掘り返した畑の土を掘り返したついでに、土壌サンプルを持ち帰りました。改めて簡易測定キットで酸度を測定しようというわけです。2018年に北海道中央農業試験場で簡単な土壌検査をしてもらったときは、ph5.0とかなりの酸性。その後有機石灰(ホタテの粉)撒いたり、牡蠣殻置いてみたりと、ある程度の酸度矯正はしました。今回はセルフチェックということで、土をコップに溶かし上澄み液に検査液を垂らしてその色の変化からphを測定するタイプを使用します。しかし、何日経ってもコップの中の水は濁ったまま(夕張川中流域の水の色みたいな)。砂と黒い細かい泥は沈殿しましたが、水は茶色く濁りまったく澄んできません。ですから測定液を垂らしても、どろ水のため色変化が分からず(phが分からず)仕舞い。固形物は、砂50%とトロッとした非常に粒子の細かいティラミスのようなチョコレートっぽい泥50%の比率。土壌の物理性からすると「壌土」に分類されるでしょうか。砂も川砂なのか太古の海辺にあった砂なのか・・・。赤みを帯びているので鉄分含んでいるのでしょうかね、北広島市で産出される赤い砂の部類かもしれない。単に石が風化して堆積しただけの砂なのか、分かり兼ねます。

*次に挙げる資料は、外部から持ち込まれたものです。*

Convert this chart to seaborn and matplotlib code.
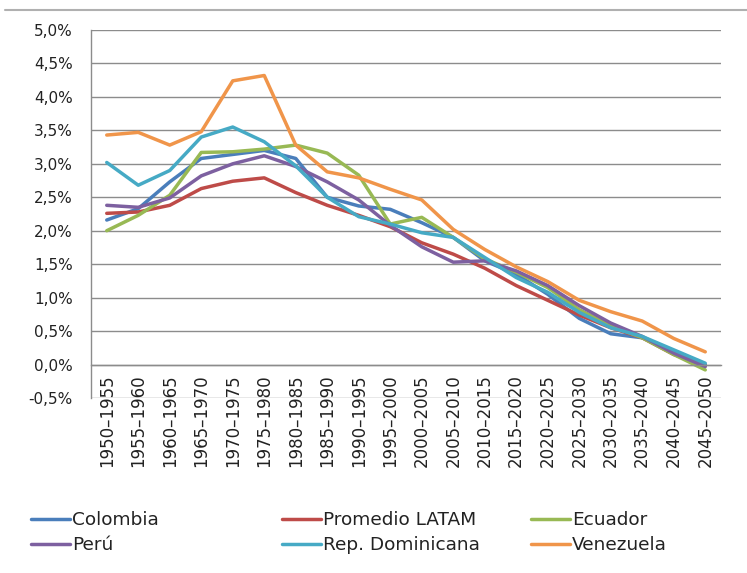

そういえば、周辺の音江別川(JR千歳線の走るあたり?)で、海洋性の貝化石が出土しています。当社の資材置場とイチゴ苗のハウスがある敷地は、裏の沢川流域ですが、そこでも貝化石が見つかっています。そこの土地が、どのように出来上がったのか、地質学的なことをいろいろ調べると面白いですね。